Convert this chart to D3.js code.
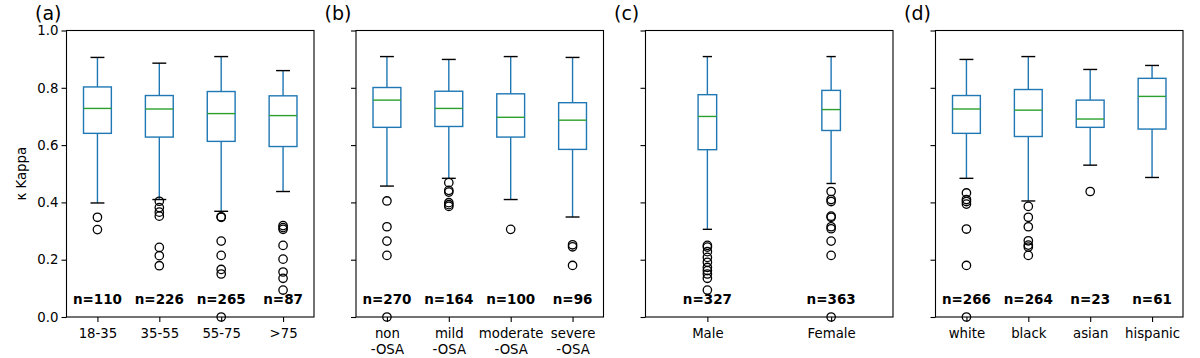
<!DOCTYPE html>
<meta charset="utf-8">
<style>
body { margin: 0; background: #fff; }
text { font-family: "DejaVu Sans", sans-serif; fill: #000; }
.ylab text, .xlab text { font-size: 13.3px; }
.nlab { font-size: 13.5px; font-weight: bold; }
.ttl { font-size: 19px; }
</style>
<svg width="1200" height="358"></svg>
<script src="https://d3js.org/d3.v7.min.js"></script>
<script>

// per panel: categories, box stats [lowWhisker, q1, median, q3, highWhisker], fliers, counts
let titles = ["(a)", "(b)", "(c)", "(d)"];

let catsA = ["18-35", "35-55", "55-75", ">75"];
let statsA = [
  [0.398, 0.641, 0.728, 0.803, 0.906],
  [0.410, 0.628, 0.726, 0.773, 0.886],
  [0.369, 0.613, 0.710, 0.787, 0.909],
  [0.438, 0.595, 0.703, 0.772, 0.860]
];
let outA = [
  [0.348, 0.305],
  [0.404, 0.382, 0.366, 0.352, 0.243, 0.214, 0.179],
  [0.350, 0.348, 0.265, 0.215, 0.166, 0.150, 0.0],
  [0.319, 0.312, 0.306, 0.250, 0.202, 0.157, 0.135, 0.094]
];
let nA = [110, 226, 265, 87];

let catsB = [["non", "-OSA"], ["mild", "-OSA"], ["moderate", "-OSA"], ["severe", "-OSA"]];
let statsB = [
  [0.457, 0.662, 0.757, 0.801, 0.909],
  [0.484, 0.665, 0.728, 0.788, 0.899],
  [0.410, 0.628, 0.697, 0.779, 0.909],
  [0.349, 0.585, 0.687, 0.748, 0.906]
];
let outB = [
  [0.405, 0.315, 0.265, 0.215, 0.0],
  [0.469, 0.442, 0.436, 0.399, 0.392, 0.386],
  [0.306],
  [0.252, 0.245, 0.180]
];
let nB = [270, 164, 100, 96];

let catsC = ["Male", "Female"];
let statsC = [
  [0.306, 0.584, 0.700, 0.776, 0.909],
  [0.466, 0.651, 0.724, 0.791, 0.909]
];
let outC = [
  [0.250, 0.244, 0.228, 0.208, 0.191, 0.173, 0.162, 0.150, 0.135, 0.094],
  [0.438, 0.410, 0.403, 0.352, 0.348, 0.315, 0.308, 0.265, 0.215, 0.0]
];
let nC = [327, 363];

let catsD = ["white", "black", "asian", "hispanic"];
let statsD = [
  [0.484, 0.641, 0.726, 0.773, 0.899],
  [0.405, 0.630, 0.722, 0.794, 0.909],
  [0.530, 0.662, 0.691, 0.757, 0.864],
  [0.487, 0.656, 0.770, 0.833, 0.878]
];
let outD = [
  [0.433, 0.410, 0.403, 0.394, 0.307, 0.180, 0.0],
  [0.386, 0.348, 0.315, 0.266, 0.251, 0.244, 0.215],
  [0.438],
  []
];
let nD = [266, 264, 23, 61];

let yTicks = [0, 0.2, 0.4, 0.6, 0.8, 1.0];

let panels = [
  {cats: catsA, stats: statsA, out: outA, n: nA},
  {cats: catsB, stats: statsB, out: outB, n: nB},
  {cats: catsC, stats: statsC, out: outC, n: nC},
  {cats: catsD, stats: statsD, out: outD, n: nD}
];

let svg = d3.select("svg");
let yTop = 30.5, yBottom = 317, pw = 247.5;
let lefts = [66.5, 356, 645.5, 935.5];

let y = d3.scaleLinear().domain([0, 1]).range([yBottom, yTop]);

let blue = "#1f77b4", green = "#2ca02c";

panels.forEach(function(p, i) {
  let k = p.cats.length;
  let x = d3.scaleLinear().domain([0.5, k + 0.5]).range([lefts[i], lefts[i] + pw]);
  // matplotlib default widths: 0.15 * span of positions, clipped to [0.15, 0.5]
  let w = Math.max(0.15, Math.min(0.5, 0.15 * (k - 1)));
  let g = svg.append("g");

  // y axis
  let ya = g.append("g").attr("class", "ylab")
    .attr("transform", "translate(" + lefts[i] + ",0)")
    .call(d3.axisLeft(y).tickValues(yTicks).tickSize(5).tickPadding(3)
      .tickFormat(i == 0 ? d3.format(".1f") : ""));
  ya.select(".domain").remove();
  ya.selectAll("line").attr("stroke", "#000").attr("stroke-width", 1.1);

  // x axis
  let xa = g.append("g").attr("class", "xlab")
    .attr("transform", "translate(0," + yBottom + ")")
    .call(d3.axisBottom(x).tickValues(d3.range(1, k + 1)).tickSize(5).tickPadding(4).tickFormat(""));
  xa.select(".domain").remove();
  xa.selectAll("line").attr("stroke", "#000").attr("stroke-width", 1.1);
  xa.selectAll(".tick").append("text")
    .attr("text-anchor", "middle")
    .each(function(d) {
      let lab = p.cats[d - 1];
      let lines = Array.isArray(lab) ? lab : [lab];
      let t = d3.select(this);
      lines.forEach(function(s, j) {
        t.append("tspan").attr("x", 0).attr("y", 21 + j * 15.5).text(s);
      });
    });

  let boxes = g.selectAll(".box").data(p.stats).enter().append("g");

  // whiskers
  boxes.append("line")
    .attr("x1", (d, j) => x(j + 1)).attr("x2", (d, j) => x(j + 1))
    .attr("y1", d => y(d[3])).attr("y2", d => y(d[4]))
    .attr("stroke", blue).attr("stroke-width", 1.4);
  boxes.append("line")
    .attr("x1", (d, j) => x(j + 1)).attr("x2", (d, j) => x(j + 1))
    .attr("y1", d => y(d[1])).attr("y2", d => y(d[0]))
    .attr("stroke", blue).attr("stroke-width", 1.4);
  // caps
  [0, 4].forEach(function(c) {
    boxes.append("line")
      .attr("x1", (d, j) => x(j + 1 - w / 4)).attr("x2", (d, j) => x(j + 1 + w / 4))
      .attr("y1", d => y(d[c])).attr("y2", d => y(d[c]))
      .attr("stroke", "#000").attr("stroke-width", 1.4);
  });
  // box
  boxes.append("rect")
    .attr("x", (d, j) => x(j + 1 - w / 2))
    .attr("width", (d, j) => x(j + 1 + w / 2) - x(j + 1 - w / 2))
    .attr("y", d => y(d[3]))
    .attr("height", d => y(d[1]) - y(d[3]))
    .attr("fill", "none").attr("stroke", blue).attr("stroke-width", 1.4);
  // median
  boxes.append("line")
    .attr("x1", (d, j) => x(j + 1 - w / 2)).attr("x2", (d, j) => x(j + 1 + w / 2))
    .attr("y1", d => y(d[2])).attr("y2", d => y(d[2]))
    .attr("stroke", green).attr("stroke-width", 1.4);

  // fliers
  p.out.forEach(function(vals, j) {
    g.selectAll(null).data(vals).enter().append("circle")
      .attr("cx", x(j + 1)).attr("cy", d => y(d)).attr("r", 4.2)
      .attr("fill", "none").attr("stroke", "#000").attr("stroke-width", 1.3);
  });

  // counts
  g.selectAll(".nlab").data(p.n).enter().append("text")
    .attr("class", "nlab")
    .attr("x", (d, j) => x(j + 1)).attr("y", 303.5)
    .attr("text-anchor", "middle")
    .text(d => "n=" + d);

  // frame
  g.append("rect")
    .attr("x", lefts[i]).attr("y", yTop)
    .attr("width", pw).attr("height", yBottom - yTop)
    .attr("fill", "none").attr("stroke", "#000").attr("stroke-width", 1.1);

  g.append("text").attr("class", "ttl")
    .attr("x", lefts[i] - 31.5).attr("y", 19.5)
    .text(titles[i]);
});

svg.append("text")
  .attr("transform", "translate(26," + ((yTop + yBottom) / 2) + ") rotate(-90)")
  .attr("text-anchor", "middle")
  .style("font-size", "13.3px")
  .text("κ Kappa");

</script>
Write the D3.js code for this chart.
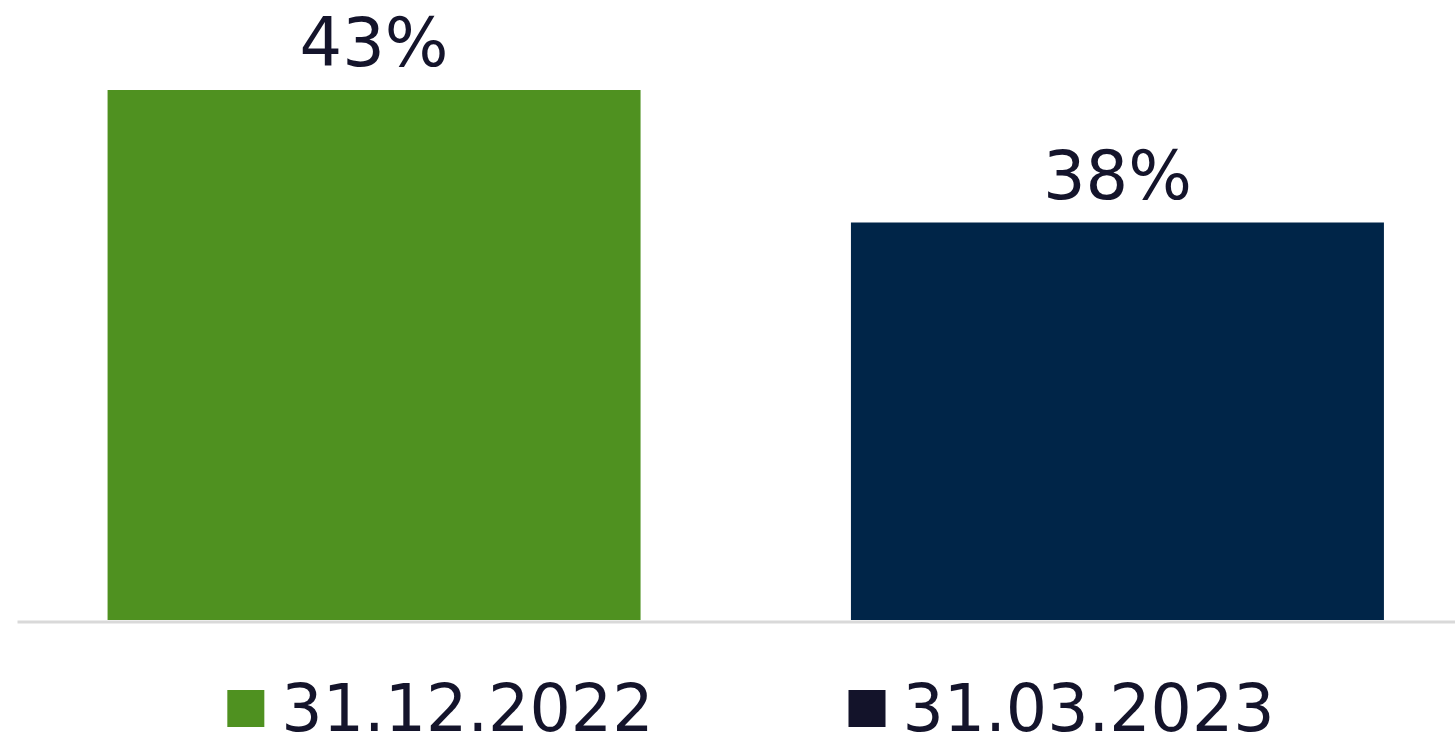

REQUIREMENTS: Set every line down exactly as written, leaving each picture out.

RESULT FOR THIS TASK:
Convert this chart to D3.js code.
<!DOCTYPE html>
<meta charset="utf-8">
<style>
body { margin: 0; background: #fff; }
text { font-family: "DejaVu Sans", sans-serif; fill: #000; }
.ylab text, .xlab text { font-size: 13.3px; }
.nlab { font-size: 13.5px; font-weight: bold; }
.ttl { font-size: 19px; }
</style>
<svg width="1200" height="358"></svg>
<script src="https://d3js.org/d3.v7.min.js"></script>
<script>

// per panel: categories, box stats [lowWhisker, q1, median, q3, highWhisker], fliers, counts
let titles = ["(a)", "(b)", "(c)", "(d)"];

let catsA = ["18-35", "35-55", "55-75", ">75"];
let statsA = [
  [0.398, 0.641, 0.728, 0.803, 0.906],
  [0.410, 0.628, 0.726, 0.773, 0.886],
  [0.369, 0.613, 0.710, 0.787, 0.909],
  [0.438, 0.595, 0.703, 0.772, 0.860]
];
let outA = [
  [0.348, 0.305],
  [0.404, 0.382, 0.366, 0.352, 0.243, 0.214, 0.179],
  [0.350, 0.348, 0.265, 0.215, 0.166, 0.150, 0.0],
  [0.319, 0.312, 0.306, 0.250, 0.202, 0.157, 0.135, 0.094]
];
let nA = [110, 226, 265, 87];

let catsB = [["non", "-OSA"], ["mild", "-OSA"], ["moderate", "-OSA"], ["severe", "-OSA"]];
let statsB = [
  [0.457, 0.662, 0.757, 0.801, 0.909],
  [0.484, 0.665, 0.728, 0.788, 0.899],
  [0.410, 0.628, 0.697, 0.779, 0.909],
  [0.349, 0.585, 0.687, 0.748, 0.906]
];
let outB = [
  [0.405, 0.315, 0.265, 0.215, 0.0],
  [0.469, 0.442, 0.436, 0.399, 0.392, 0.386],
  [0.306],
  [0.252, 0.245, 0.180]
];
let nB = [270, 164, 100, 96];

let catsC = ["Male", "Female"];
let statsC = [
  [0.306, 0.584, 0.700, 0.776, 0.909],
  [0.466, 0.651, 0.724, 0.791, 0.909]
];
let outC = [
  [0.250, 0.244, 0.228, 0.208, 0.191, 0.173, 0.162, 0.150, 0.135, 0.094],
  [0.438, 0.410, 0.403, 0.352, 0.348, 0.315, 0.308, 0.265, 0.215, 0.0]
];
let nC = [327, 363];

let catsD = ["white", "black", "asian", "hispanic"];
let statsD = [
  [0.484, 0.641, 0.726, 0.773, 0.899],
  [0.405, 0.630, 0.722, 0.794, 0.909],
  [0.530, 0.662, 0.691, 0.757, 0.864],
  [0.487, 0.656, 0.770, 0.833, 0.878]
];
let outD = [
  [0.433, 0.410, 0.403, 0.394, 0.307, 0.180, 0.0],
  [0.386, 0.348, 0.315, 0.266, 0.251, 0.244, 0.215],
  [0.438],
  []
];
let nD = [266, 264, 23, 61];

let yTicks = [0, 0.2, 0.4, 0.6, 0.8, 1.0];

let panels = [
  {cats: catsA, stats: statsA, out: outA, n: nA},
  {cats: catsB, stats: statsB, out: outB, n: nB},
  {cats: catsC, stats: statsC, out: outC, n: nC},
  {cats: catsD, stats: statsD, out: outD, n: nD}
];

let svg = d3.select("svg");
let yTop = 30.5, yBottom = 317, pw = 247.5;
let lefts = [66.5, 356, 645.5, 935.5];

let y = d3.scaleLinear().domain([0, 1]).range([yBottom, yTop]);

let blue = "#1f77b4", green = "#2ca02c";

panels.forEach(function(p, i) {
  let k = p.cats.length;
  let x = d3.scaleLinear().domain([0.5, k + 0.5]).range([lefts[i], lefts[i] + pw]);
  // matplotlib default widths: 0.15 * span of positions, clipped to [0.15, 0.5]
  let w = Math.max(0.15, Math.min(0.5, 0.15 * (k - 1)));
  let g = svg.append("g");

  // y axis
  let ya = g.append("g").attr("class", "ylab")
    .attr("transform", "translate(" + lefts[i] + ",0)")
    .call(d3.axisLeft(y).tickValues(yTicks).tickSize(5).tickPadding(3)
      .tickFormat(i == 0 ? d3.format(".1f") : ""));
  ya.select(".domain").remove();
  ya.selectAll("line").attr("stroke", "#000").attr("stroke-width", 1.1);

  // x axis
  let xa = g.append("g").attr("class", "xlab")
    .attr("transform", "translate(0," + yBottom + ")")
    .call(d3.axisBottom(x).tickValues(d3.range(1, k + 1)).tickSize(5).tickPadding(4).tickFormat(""));
  xa.select(".domain").remove();
  xa.selectAll("line").attr("stroke", "#000").attr("stroke-width", 1.1);
  xa.selectAll(".tick").append("text")
    .attr("text-anchor", "middle")
    .each(function(d) {
      let lab = p.cats[d - 1];
      let lines = Array.isArray(lab) ? lab : [lab];
      let t = d3.select(this);
      lines.forEach(function(s, j) {
        t.append("tspan").attr("x", 0).attr("y", 21 + j * 15.5).text(s);
      });
    });

  let boxes = g.selectAll(".box").data(p.stats).enter().append("g");

  // whiskers
  boxes.append("line")
    .attr("x1", (d, j) => x(j + 1)).attr("x2", (d, j) => x(j + 1))
    .attr("y1", d => y(d[3])).attr("y2", d => y(d[4]))
    .attr("stroke", blue).attr("stroke-width", 1.4);
  boxes.append("line")
    .attr("x1", (d, j) => x(j + 1)).attr("x2", (d, j) => x(j + 1))
    .attr("y1", d => y(d[1])).attr("y2", d => y(d[0]))
    .attr("stroke", blue).attr("stroke-width", 1.4);
  // caps
  [0, 4].forEach(function(c) {
    boxes.append("line")
      .attr("x1", (d, j) => x(j + 1 - w / 4)).attr("x2", (d, j) => x(j + 1 + w / 4))
      .attr("y1", d => y(d[c])).attr("y2", d => y(d[c]))
      .attr("stroke", "#000").attr("stroke-width", 1.4);
  });
  // box
  boxes.append("rect")
    .attr("x", (d, j) => x(j + 1 - w / 2))
    .attr("width", (d, j) => x(j + 1 + w / 2) - x(j + 1 - w / 2))
    .attr("y", d => y(d[3]))
    .attr("height", d => y(d[1]) - y(d[3]))
    .attr("fill", "none").attr("stroke", blue).attr("stroke-width", 1.4);
  // median
  boxes.append("line")
    .attr("x1", (d, j) => x(j + 1 - w / 2)).attr("x2", (d, j) => x(j + 1 + w / 2))
    .attr("y1", d => y(d[2])).attr("y2", d => y(d[2]))
    .attr("stroke", green).attr("stroke-width", 1.4);

  // fliers
  p.out.forEach(function(vals, j) {
    g.selectAll(null).data(vals).enter().append("circle")
      .attr("cx", x(j + 1)).attr("cy", d => y(d)).attr("r", 4.2)
      .attr("fill", "none").attr("stroke", "#000").attr("stroke-width", 1.3);
  });

  // counts
  g.selectAll(".nlab").data(p.n).enter().append("text")
    .attr("class", "nlab")
    .attr("x", (d, j) => x(j + 1)).attr("y", 303.5)
    .attr("text-anchor", "middle")
    .text(d => "n=" + d);

  // frame
  g.append("rect")
    .attr("x", lefts[i]).attr("y", yTop)
    .attr("width", pw).attr("height", yBottom - yTop)
    .attr("fill", "none").attr("stroke", "#000").attr("stroke-width", 1.1);

  g.append("text").attr("class", "ttl")
    .attr("x", lefts[i] - 31.5).attr("y", 19.5)
    .text(titles[i]);
});

svg.append("text")
  .attr("transform", "translate(26," + ((yTop + yBottom) / 2) + ") rotate(-90)")
  .attr("text-anchor", "middle")
  .style("font-size", "13.3px")
  .text("κ Kappa");

</script>
Write the D3.js code for this chart.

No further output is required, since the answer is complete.